DDoS attacks rely on botnets, large collections of hacked computers that can all be commanded to try to access a single website at once, bringing it down with a wave of web traffic. With PCs increasingly well protected by built-in security software, hackers are turning to IoT devices, which tend to be neglected and not updated. The Mirai botnet package was written by a Rutgers undergraduate and had a dead simple and clever means of propagation: it searched the internet for devices with open telnet ports and attempted to log in using a hardcoded list of 61 default usernames and passwords that ship with various IoT devices.
The army of gadgets—mostly CCTV cameras, it turned out—thus assembled was enlisted in a war most people don’t know is being fought: various Minecraft server hosts attempting to knock each other offline in order to poach each other’s customers. The first wave of Mirai attacks targeted sites selling tools offering protection against DDoS, somewhat ironically. Within days, though, the Mirai source code had been posted online, and another attacker used it against Dyn, which provides DNS services to some game servers but also dozens of other sites. This is what brought the fight out of the Minecraft world and into real life.
2021: Parler betrays its users
Parler was launched as a Twitter-style site aimed at conservatives who felt their political views were censored by “big tech.” Its hands-off moderation policies quickly made it a magnet for far-right users, and in the aftermath of the January 6th attack on the U.S. Capitol—during which many of the attackers coordinated and documented their activities on Parler—Apple and Google moved to pull the app from their stores, and Amazon kicked it off their AWS servers.
A hacker known as donk_enby tried to preserve as much data from Parler as she could before it was shut down completely, a task that was made surprisingly easy by Parler’s truly atrocious security posture. It’s still not clear if Parler’s API had no authentication at all or just very easily bypassed authentication, but donk_enby was able to use it to scrape 99% of Parler’s content before the AWS shutdown. And that content was a real treasure trove. It turns out that the delete function didn’t actually work (content was labelled as deleted but not actually removed from the database) and metadata wasn’t scrubbed from image or video content (much of which recorded individuals committing crimes during the aforementioned attack on the Capitol).
2021: Colonial Pipeline has a complex (and obfuscated) crisis
In 2021, Colonial Pipeline, a company responsible for distributing as much as 45% of all gasoline and other forms of fuel on the U.S. east coast, was struck by a ransomware attack and shut down for six days, causing a cascade effect of gas shortages and price spikes.

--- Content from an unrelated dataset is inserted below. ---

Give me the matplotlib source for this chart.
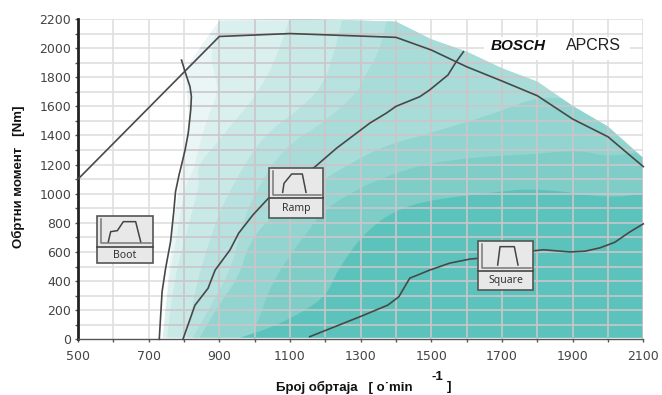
import matplotlib
matplotlib.use("Agg")
import matplotlib.pyplot as plt
from matplotlib.patches import Polygon, Rectangle
import numpy as np

W, H = 662, 395
plt.rcParams['font.family'] = ['DejaVu Sans']

# curves
full_x = [500, 900, 1100, 1400, 1500, 1600, 1700, 1800, 1900, 2000, 2100]
full_y = [1100, 2080, 2100, 2074, 1987, 1872, 1774, 1673, 1513, 1391, 1186]
boot_x = [793, 803, 817, 821, 819, 812, 803, 793, 786, 776, 771, 762, 748, 738, 730]
boot_y = [1918, 1838, 1735, 1666, 1575, 1416, 1300, 1197, 1129, 1014, 876, 670, 488, 327, 0]
ramp_x = [797, 831, 868, 888, 930, 955, 995, 1037, 1100, 1170, 1232, 1326, 1373, 1400, 1467, 1495, 1547, 1570, 1591]
ramp_y = [0, 234, 350, 475, 613, 730, 854, 964, 1080, 1183, 1313, 1485, 1554, 1600, 1666, 1712, 1815, 1905, 1975]
square_x = [1156, 1298, 1377, 1408, 1439, 1467, 1495, 1552, 1609, 1632, 1788, 1817, 1892, 1935, 1977, 2019, 2061, 2100]
square_y = [18, 155, 235, 292, 420, 447, 475, 523, 551, 556, 607, 615, 600, 605, 628, 666, 736, 793]

# efficiency map bands: outer envelope, then nested band edges
env_x = [740, 755, 770, 790, 797, 815, 803, 850, 900, 1100, 1400, 1500, 1600, 1700, 1800, 1900, 2000, 2100, 2100]
env_y = [12, 400, 800, 1100, 1200, 1500, 1850, 2020, 2190, 2205, 2181, 2060, 1975, 1861, 1769, 1602, 1460, 1243, 12]

band_edges = [
    ([740, 755, 780, 803, 825, 845, 868, 896, 888, 873, 900],
     [12, 370, 716, 1060, 1140, 1345, 1529, 1700, 1815, 1950, 2190]),
    ([752, 769, 797, 826, 845, 836, 893, 938, 987, 1052, 1100],
     [12, 352, 648, 900, 1080, 1185, 1348, 1485, 1620, 1870, 2210]),
    ([808, 836, 893, 938, 1023, 1137, 1198, 1232, 1250],
     [12, 394, 833, 1060, 1400, 1600, 1760, 2035, 2210]),
    ([825, 882, 938, 967, 1034, 1100, 1193, 1290, 1306, 1354, 1376],
     [12, 255, 510, 833, 1150, 1348, 1485, 1690, 1780, 1985, 2210]),
    ([845, 893, 958, 978, 1023, 1071, 1199, 1326, 1391, 1495, 1685, 1798, 1900],
     [12, 215, 440, 625, 785, 874, 1108, 1280, 1345, 1415, 1555, 1665, 1650]),
    ([990, 1006, 1050, 1137, 1200, 1306, 1400, 1495, 1637, 1780, 1920, 1997, 2100],
     [12, 100, 400, 700, 900, 1050, 1142, 1210, 1253, 1270, 1300, 1253, 1290]),
    ([960, 1043, 1137, 1204, 1232, 1298, 1374, 1467, 1640, 1800, 2000, 2100],
     [12, 77, 188, 304, 462, 696, 854, 945, 1000, 1040, 970, 1000]),
]
env_color = '#eaf6f5'
band_colors = ['#daf0ee', '#c8e9e6', '#b8e2df', '#a8dcd8', '#92d4cf', '#7fcdc7', '#5cc3bc']

y_tick_values = list(range(0, 2201, 200))
x_tick_values = list(range(500, 2101, 200))

# icons
boot_profile = [(55, 95), (62, 65), (82, 62), (100, 35), (137, 35), (152, 95)]
ramp_profile = [(68, 97), (72, 70), (95, 42), (127, 42), (138, 97)]
square_profile = [(503, 210), (510, 155), (553, 155), (564, 210)]


def smooth(xs, ys, n=2):
    p = np.column_stack([xs, ys]).astype(float)
    for _ in range(n):
        q = [p[0]]
        for a, b in zip(p[:-1], p[1:]):
            q += [0.75 * a + 0.25 * b, 0.25 * a + 0.75 * b]
        q.append(p[-1])
        p = np.array(q)
    return p


fig = plt.figure(figsize=(W / 100, H / 100), dpi=100, facecolor='white')
L, R, T, B = 78, 643.3, 19, 339.3
ax = fig.add_axes([L / W, 1 - B / H, (R - L) / W, (B - T) / H])
ax.set_xlim(500, 2100)
ax.set_ylim(0, 2200)
ax.set_facecolor('white')

# light grid on white
for v in range(600, 2101, 100):
    ax.axvline(v, color='#dfdfdf', lw=1.2, zorder=1)
for v in range(100, 2201, 100):
    ax.axhline(v, color='#dfdfdf', lw=1.2, zorder=1)

# bands
env = Polygon(np.column_stack([env_x, env_y]), closed=True, fc=env_color, ec='none', zorder=2)
ax.add_patch(env)
clip = Polygon(np.column_stack([env_x, env_y]), closed=True, transform=ax.transData)
for (bx, by), c in zip(band_edges, band_colors):
    pts = smooth(bx, by)
    if by[-1] >= 2190:
        tail = [[2150, by[-1]], [2150, 0], [bx[0], 0]]
    else:
        tail = [[2150, by[-1]], [2150, 0], [bx[0], 0]]
    poly = Polygon(np.vstack([pts, tail]), closed=True, fc=c, ec='none', zorder=3)
    ax.add_patch(poly)
    poly.set_clip_path(clip)

# darker grid over the map
for v in range(600, 2101, 100):
    l = ax.axvline(v, color='#cbc6ca', lw=1.2, zorder=4)
    l.set_clip_path(clip)
for v in range(100, 2201, 100):
    l = ax.axhline(v, color='#cbc6ca', lw=1.2, zorder=4)
    l.set_clip_path(clip)

# curves
for xs, ys in [(full_x, full_y), (boot_x, boot_y), (ramp_x, ramp_y), (square_x, square_y)]:
    ax.plot(xs, ys, color='#484848', lw=1.2, zorder=5, solid_joinstyle='round', clip_on=False)

# axes styling
for s in ['top', 'right']:
    ax.spines[s].set_visible(False)
ax.spines['left'].set_linewidth(2)
ax.spines['left'].set_color('#222222')
ax.spines['bottom'].set_linewidth(1)
ax.spines['bottom'].set_color('#555555')
ax.set_xticks(x_tick_values)
ax.set_yticks(y_tick_values)
ax.set_xticks(range(500, 2101, 100), minor=True)
ax.set_yticks(range(0, 2201, 100), minor=True)
ax.tick_params(axis='both', which='major', length=2, width=1, color='#555555',
               labelsize=9, labelcolor='#444444', pad=3)
ax.tick_params(axis='both', which='minor', length=2, width=1, color='#555555')
ax.tick_params(axis='x', which='major', pad=6)

# overlay in pixel coordinates
ov = fig.add_axes([0, 0, 1, 1], facecolor='none')
ov.set_xlim(0, W)
ov.set_ylim(H, 0)
ov.axis('off')

# logo
ov.add_patch(Rectangle((484, 37), 146, 23, fc='white', ec='none', zorder=6))
ov.text(491, 46, 'BOSCH', family='Liberation Sans', weight='bold', style='italic',
        fontsize=11, color='#111111', va='center', ha='left', zorder=7)
ov.text(566, 46, 'APCRS', family='Liberation Sans', fontsize=11.5, color='#222222',
        va='center', ha='left', zorder=7)


def icon(x0, y0, x1, y1, div, prof, ox, oy, ax_x, base_y, label):
    ov.add_patch(Rectangle((x0, y0), x1 - x0, y1 - y0, fc='#e8e8e8', ec='#555555', lw=1.2, zorder=8))
    ov.plot([x0, x1], [div, div], color='#444444', lw=1.2, zorder=9)
    ov.plot([ax_x, ax_x, x1 - 2], [y0 + 3, base_y, base_y], color='#777777', lw=1.1, zorder=9)
    px = [ox + a / 3 for a, b in prof]
    py = [oy + b / 3 for a, b in prof]
    ov.plot(px, py, color='#444444', lw=1.1, zorder=10)
    ov.text((x0 + x1) / 2, (div + y1) / 2 + 0.5, label, family='Noto Sans', weight='bold',
            fontsize=7.5, color='#333333', ha='center', va='center', zorder=10)


icon(97, 216, 152.5, 263, 247, boot_profile, 90, 210, 101, 243, 'Boot')
icon(269, 168, 323, 218, 198, ramp_profile, 260, 160, 272.5, 195, 'Ramp')
icon(478, 241, 533, 290, 271, square_profile, 330, 195, 482, 268, 'Square')

# axis titles
ov.text(18, 177, 'Обртни момент   [Nm]', rotation=90, family='Liberation Sans', weight='bold',
        fontsize=9.5, color='#111111', ha='center', va='center')
ov.text(276, 387, 'Број обртаја   [ o˙min', family='Liberation Sans', weight='bold',
        fontsize=9.5, color='#111111', ha='left', va='center')
ov.text(432, 377, '-1', family='Liberation Sans', weight='bold', fontsize=9.5,
        color='#111111', ha='left', va='center')
ov.text(447, 387, ']', family='Liberation Sans', weight='bold', fontsize=9.5,
        color='#111111', ha='left', va='center')

fig.savefig('out.png', dpi=100, facecolor='white')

Colonial Pipeline was initially somewhat cagey on what systems were affected, and the assumption in the immediate aftermath of the shutdown was that the ransomware had closed down the operational technology systems that ran the pipeline itself.
However, once the problem had been resolved, more details emerged, and insiders revealed that the ransomware hadn’t affected the physical systems at all; instead, it had hit the company’s billing systems. In other words, while Colonial was physically capable of delivering fuel, it wouldn’t have been able to properly charge anybody for it, which from a corporate point of view was just as bad, leading to the shutdown. This was cold comfort to everyone who needed gas during that chaotic week, which may have been why Colonial was cagey about it. The incident ended up illustrating the interdependence of operational and information technology, and how complex systems have many potential points of failure that someone with a purely engineering perspective might not see at first.